Using SamTools to view alignments

brentp edited this page Sep 14, 2010 · 6 revisions

SamTools is a set of tools for working with alignments. Bowtie is used in methylcode and can output alignments in SAM format, since we must convert and flip the reads and reference genome for the bisulfite alignment, the resulting output is not immediately useful. However, when methylcode is used to align BS treated reads to a reference genome, it also creates an additional SAM alignment file where the positions and strand information is corrected. This file is created in the output directory and named: methylcoded.sam.

In order to view the BS treated reads that align to a reference sequence, one can follow a few simple steps.

note as of version 0.2.3 methylcoder will output a shell script to outdir/commands.sam.sh that will perform the preparatory steps described below.

the following is the transcript of a shell session of the commands which end with viewing the reads aligned to the genome in the sam-tools tview tool. Here out is the directory where the methylcode output is sent. Note you must create a chr.lengths.txt file which has the format [chr]\t[length] to specify the length for each chromosome.


$ cd out
$ ls -lh methylcoded.sam
-rw-r--r-- 1 brentp brentp 6.9G 2010-03-09 17:42 methylcoded.sam

Convert a .sam file to .bam the file—specified here as chr.lengths.txt . Then sort. Then create an index.

$ ~/src/samtools/samtools view -b -t chr.lengths.txt methylcoded.sam -o methylcoded.unsorted.bam
$ ~/src/samtools/samtools sort methylcoded.unsorted.bam methylcoded # .bam suffix is added automatically
$ ~/src/samtools/samtools index methylcoded.bam

create a fasta where we’re sure that it doesn’t have long lines (sam-tools doesnt like those).
note you only ever need to do this once per reference genome, or not at all if your fasta is already
wrapped/folded. Once it’s wrapped, sam-tools can index it.

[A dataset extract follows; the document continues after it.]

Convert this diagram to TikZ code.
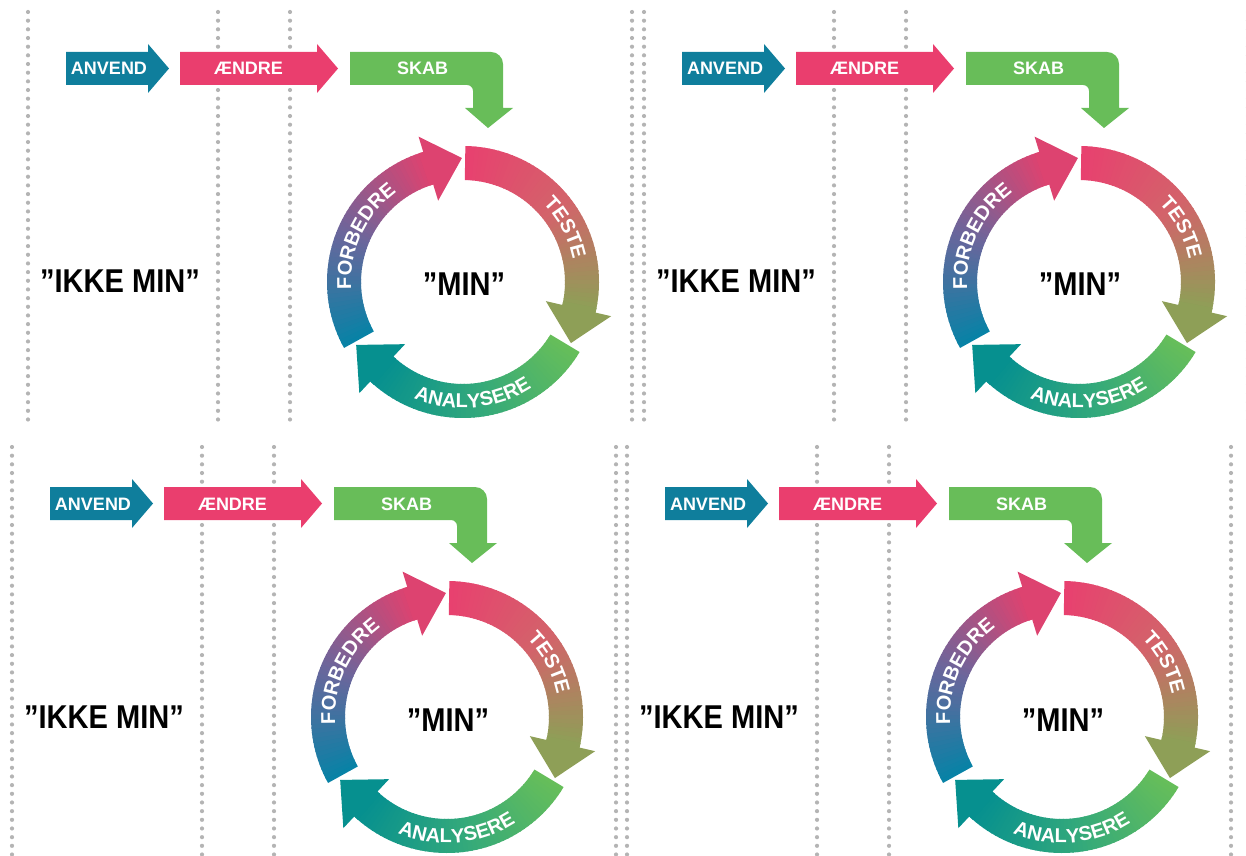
\documentclass[tikz,border=0pt]{standalone}
\usepackage{fontspec}
\setmainfont{Liberation Sans}
\newfontfamily\condfont{Liberation Sans}[FakeStretch=0.88]
\usetikzlibrary{decorations.text}

\definecolor{anvendblue}{HTML}{0F7E9C}
\definecolor{aendrepink}{HTML}{EA3E6E}
\definecolor{skabgreen}{HTML}{68BD59}
\definecolor{testeA}{HTML}{E8416F}
\definecolor{testeB}{HTML}{D3636A}
\definecolor{testeC}{HTML}{8E9F57}
\definecolor{analyA}{HTML}{66BE5A}
\definecolor{analyB}{HTML}{33A97B}
\definecolor{analyC}{HTML}{06908F}
\definecolor{forbA}{HTML}{0882A6}
\definecolor{forbB}{HTML}{6A669C}
\definecolor{forbC}{HTML}{DD4370}
\definecolor{guidegray}{HTML}{B4B4B4}

\newcommand\arrowfont{\bfseries\fontsize{18}{18}\selectfont}
\newcommand\ringfont{\bfseries\fontsize{20}{20}\selectfont}

% one arrow of the ring: #1 start angle, #2 #3 #4 colours along it
\newcommand\ringpart[4]{%
    \foreach \a in {0,2,...,100}{%
        \pgfmathsetmacro\e{min(\a+2.6,102)}%
        \pgfmathtruncatemacro\cx{100-2*min(\a,50)}%
        \pgfmathtruncatemacro\cy{100-2*max(\a-50,0)}%
        \fill[#2!\cx!#3!\cy!#4] ({#1-\a}:136) arc[start angle={#1-\a}, end angle={#1-\e}, radius=136]
            -- ({#1-\e}:102) arc[start angle={#1-\e}, end angle={#1-\a}, radius=102] -- cycle;
    }%
    \fill[#4] ({#1-100}:136) -- ({#1-102}:136) -- ({#1-102}:152) -- ({#1-118.5}:124)
        -- ({#1-102}:85) -- ({#1-102}:102) -- ({#1-100}:102) -- cycle;
}

\begin{document}
\begin{tikzpicture}[
    x=1pt, y=1pt,
    guide/.style={draw=guidegray, line width=4.2pt, line cap=round, dash pattern=on 0pt off 8.67pt},
    arrow label/.style={text=white, font=\arrowfont, anchor=base, inner sep=0pt},
    big label/.style={font=\condfont\bfseries\fontsize{33}{33}\selectfont, anchor=base, inner sep=0pt},
    ring text/.style={
        decorate,
        decoration={text along path, text={|\ringfont|#1}, text align=center, text color=white}
    },
    panel/.pic={
        \foreach \gx in {28,218,290,632}
            \draw[guide] (\gx,843) -- (\gx,433);
        % the three steps
        \fill[anvendblue] (66,803) -- (148,803) -- (148,811) -- (169,786.5) -- (148,762) -- (148,770) -- (66,770) -- cycle;
        \fill[aendrepink] (180,803) -- (317,803) -- (317,811) -- (338,786.5) -- (317,762) -- (317,770) -- (180,770) -- cycle;
        \fill[skabgreen] (350,803) -- (491,803) arc[start angle=90, end angle=0, radius=12]
            -- (503,747) -- (513,747) -- (488,727) -- (465,747) -- (473,747)
            -- (473,764) arc[start angle=0, end angle=90, radius=6] -- (350,770) -- cycle;
        \node[arrow label] (-anvend) at (109,780) {ANVEND};
        \node[arrow label] (-aendre) at (248.5,780) {ÆNDRE};
        \node[arrow label] (-skab) at (422.5,780) {SKAB};
        \node[big label] (-ikke) at (120,562) {”IKKE MIN”};
        % the cycle
        \begin{scope}[shift={(463,573)}]
            \ringpart{89}{testeA}{testeB}{testeC}
            \ringpart{-31}{analyA}{analyB}{analyC}
            \ringpart{-151}{forbA}{forbB}{forbC}
            \path[ring text={TESTE}] (60:112) arc[start angle=60, end angle=-4, radius=112];
            \path[ring text={ANALYSERE}] (-130:126) arc[start angle=-130, end angle=-40, radius=126];
            \path[ring text={FORBEDRE}] (200:112) arc[start angle=200, end angle=110, radius=112];
        \end{scope}
        \node[big label] (-min) at (464,559) {”MIN”};
    }
]
\clip (0,0) rectangle (1246,855);
\pic (tl) at (0,0) {panel};
\pic (tr) at (616,0) {panel};
\pic (bl) at (-16,-435) {panel};
\pic (br) at (599,-435) {panel};
\end{tikzpicture}
\end{document}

$ fold /labdata/thaliana_v9/thaliana_v9.fasta > /labdata/thaliana_v9/thaliana_v9.fold.fasta
$ ~/src/samtools/samtools faidx /labdata/thaliana_v9/thaliana_v9.fold.fasta

then you can view the alignments in the sam-tools viewer:

$ ~/src/samtools/samtools tview methylcoded.bam /labdata/thaliana_v9/thaliana_v9.fold.fasta

From there, you can *g*o to a particular location by typing `g` then a chromosome:location e.g.
1:100,000

And read more about the viewer here or press ‘?’ in the viewer for help.
you should get something like this

Notice that—for the most part—only the T’s and a’s are mismatching. The a’s are lowercased—indicating that they are from reads matching the reverse strand (G converted to A equates to C to T after complementing).